To find this number, divide your monthly fixed fees by the number of hours you’ve attributed to the client; this results in a revenue/hour figure. Finding this will show you what clients are using your time immoderately in comparison to what you’re being paid. However, be careful with raising the rates for clients with low CER. Instead, find out if you can reduce the time they’re spending with you through training and upgrades. This investment will help you keep your larger clients (low CER is more frequent with larger clients) and help make them more profitable for you. This requires some research, but it’s simple to narrow your work to select clients with the CER metric.

  • Revenue/Compensation (RpC):

This specific metric takes many different factors into account, such as efficiency, employee costs and client margins. Divide each employee’s revenue by his or her compensation costs.
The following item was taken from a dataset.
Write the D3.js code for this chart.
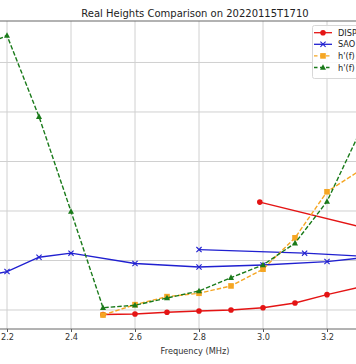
<!DOCTYPE html>
<html><head><meta charset="utf-8">
<script src="https://cdn.jsdelivr.net/npm/d3@7/dist/d3.min.js"></script>
<style>body{margin:0;background:#fff;overflow:hidden}svg{display:block}</style>
</head><body>
<script>
const title = "Real Heights Comparison on 20220115T1710";
const xLabel = "Frequency (MHz)";
const xGrid = [2.0, 2.2, 2.4, 2.6, 2.8, 3.0, 3.2, 3.4];
const xTickLabels = [2.2, 2.4, 2.6, 2.8, 3.0, 3.2];
const yGrid = [100, 150, 200, 250, 300, 350];

const dispFreq = [2.5, 2.6, 2.7, 2.8, 2.9, 3.0, 3.1, 3.2, 3.3, 3.4, 3.4, 2.99];
const dispH    = [95.4, 96, 97.7, 99, 100, 102.3, 107.1, 115.5, 123, 135, 176.3, 209];

const saoFreq = [2.1, 2.2, 2.3, 2.4, 2.6, 2.8, 3.0, 3.2, 3.4, 3.4, 3.13, 2.8];
const saoH    = [132.4, 138.8, 153.3, 157.4, 146.9, 143.5, 145.5, 148.9, 155.6, 152.8, 157.4, 161];

const hfOFreq = [2.5, 2.6, 2.7, 2.8, 2.9, 3.0, 3.1, 3.2, 3.3];
const hfOH    = [94.9, 105.4, 113.5, 116.9, 124.3, 141.2, 172.9, 219.4, 240.3];

const hfXFreq = [2.1, 2.2, 2.3, 2.4, 2.5, 2.6, 2.7, 2.8, 2.9, 3.0, 3.1, 3.2, 3.3];
const hfXH    = [363, 377.3, 295.3, 199.5, 102.3, 104.8, 112.1, 119.2, 132.7, 145.5, 167.5, 209.6, 278];

const legendLabels = ["DISP", "SAO", "h'(f)", "h'(f)"];

const W = 356, H = 364;
const plot = {left: -61, right: 451, top: 21, bottom: 329};
const svg = d3.select("body").append("svg").attr("width", W).attr("height", H)
  .style("font-family", "'DejaVu Sans', sans-serif");

const x = d3.scaleLinear().domain([1.9875, 3.5875]).range([plot.left, plot.right]);
const y = d3.scaleLinear().domain([80.8, 391.9]).range([plot.bottom, plot.top]);

// grid
const grid = svg.append("g");
grid.selectAll("line.vx").data(xGrid).join("line")
  .attr("x1", d => x(d)).attr("x2", d => x(d)).attr("y1", plot.top).attr("y2", plot.bottom)
  .attr("stroke", "#d0d0d0").attr("stroke-width", 1);
grid.selectAll("line.hy").data(yGrid).join("line")
  .attr("y1", d => y(d)).attr("y2", d => y(d)).attr("x1", plot.left).attr("x2", plot.right)
  .attr("stroke", "#d0d0d0").attr("stroke-width", 1);

// x axis
const xAxis = d3.axisBottom(x).tickValues(xTickLabels).tickFormat(d3.format(".1f")).tickSize(3).tickPadding(2);
const gx = svg.append("g").attr("transform", `translate(0,${plot.bottom})`).call(xAxis);
gx.select(".domain").remove();
gx.selectAll(".tick line").attr("stroke", "#555");
gx.selectAll("text").attr("font-size", "8.2px").attr("fill", "#333").attr("font-family", "'DejaVu Sans', sans-serif");

// frame
svg.append("rect").attr("x", plot.left).attr("y", plot.top)
  .attr("width", plot.right - plot.left).attr("height", plot.bottom - plot.top)
  .attr("fill", "none").attr("stroke", "#666").attr("stroke-width", 1);

const line = d3.line().x(d => x(d[0])).y(d => y(d[1]));
svg.append("clipPath").attr("id", "c").append("rect")
  .attr("x", plot.left).attr("y", plot.top).attr("width", plot.right - plot.left).attr("height", plot.bottom - plot.top);
const gData = svg.append("g").attr("clip-path", "url(#c)");

const series = [
  {f: dispFreq, h: dispH, color: "#e41414", dash: null, marker: "circle"},
  {f: saoFreq, h: saoH, color: "#2020d0", dash: null, marker: "x"},
  {f: hfOFreq, h: hfOH, color: "#f5a623", dash: "4.5,2", marker: "square"},
  {f: hfXFreq, h: hfXH, color: "#1a7a1a", dash: "4.5,2", marker: "triangle"}
];

function drawMarker(g, type, cx, cy, color) {
  if (type === "circle") {
    g.append("circle").attr("cx", cx).attr("cy", cy).attr("r", 2.8).attr("fill", color);
  } else if (type === "square") {
    g.append("rect").attr("x", cx - 2.8).attr("y", cy - 2.8).attr("width", 5.6).attr("height", 5.6).attr("fill", color);
  } else if (type === "triangle") {
    g.append("path").attr("d", `M${cx},${cy - 3.3}L${cx + 3},${cy + 2.3}L${cx - 3},${cy + 2.3}Z`).attr("fill", color);
  } else if (type === "x") {
    g.append("path").attr("d", `M${cx - 2.6},${cy - 2.6}L${cx + 2.6},${cy + 2.6}M${cx - 2.6},${cy + 2.6}L${cx + 2.6},${cy - 2.6}`)
      .attr("stroke", color).attr("stroke-width", 1.1).attr("fill", "none");
  }
}

series.forEach(s => {
  const pts = s.f.map((f, i) => [f, s.h[i]]);
  const p = gData.append("path").attr("d", line(pts)).attr("fill", "none")
    .attr("stroke", s.color).attr("stroke-width", 1.4);
  if (s.dash) p.attr("stroke-dasharray", s.dash);
  pts.forEach(d => drawMarker(gData, s.marker, x(d[0]), y(d[1]), s.color));
});

// title & label
svg.append("text").attr("x", (plot.left + plot.right) / 2).attr("y", 16.5)
  .attr("text-anchor", "middle").attr("font-size", "10px").attr("fill", "#222").text(title);
svg.append("text").attr("x", (plot.left + plot.right) / 2).attr("y", 353.5)
  .attr("text-anchor", "middle").attr("font-size", "8.2px").attr("fill", "#333").text(xLabel);

// legend
const lg = svg.append("g");
lg.append("rect").attr("x", 312.5).attr("y", 25.5).attr("width", 90).attr("height", 53)
  .attr("rx", 2).attr("fill", "#fff").attr("fill-opacity", 0.85).attr("stroke", "#d8d8d8");
series.forEach((s, i) => {
  const cy = 32.7 + i * 11.6;
  const l = lg.append("line").attr("x1", 314).attr("x2", 332).attr("y1", cy).attr("y2", cy)
    .attr("stroke", s.color).attr("stroke-width", 1.3);
  if (s.dash) l.attr("stroke-dasharray", "3.5,2.5");
  drawMarker(lg, s.marker, 323, cy, s.color);
  lg.append("text").attr("x", 338).attr("y", cy + 3).attr("font-size", "8.2px").attr("fill", "#222").text(legendLabels[i]);
});
</script>
</body></html>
Try to find the ones who stand out on the high end vs. the low end, and you’ll find out fast which employees are driving growth.

When you’re committing to any KPI project, it’s important that you keep the following things in mind:

  • If you try to do this without a powerful professional services automation (PSA) system, you’ll be in for a lot of hard work. There are many options in terms of PSA systems and consultants, and you’ll be very happy once you’ve implemented the right one.
  • Follow trends and understand why your employees, clients and anything else is different than they used to be, starting with previous operating levels.
  • This is not a comprehensive list of metrics, only a foundation. MSPs may have a lot in common, but they’re all unique. Decide what you want to learn about your business, then work towards using the right metric system with the right data.
  • It’s important to differentiate between KPIs that are actionable and non-actionable. Focus your efforts in order to maximize the return for your efforts. If something is outside of your control and affecting your business, you should understand and recognize this. Concentrate on the changes you’ll need to make in order to get your KPIs closer to where you want them to be.
  • Ensure that you understand what you’re doing, and always seek help when you don’t. Erroneously constructed metrics are dangerous. If you need to, consider talking to peer group members or bringing in an outside consultant.

Metrics are the beginning to improving the management of your business. They let you know which parts of your business require adjustment, before you attempt to make them.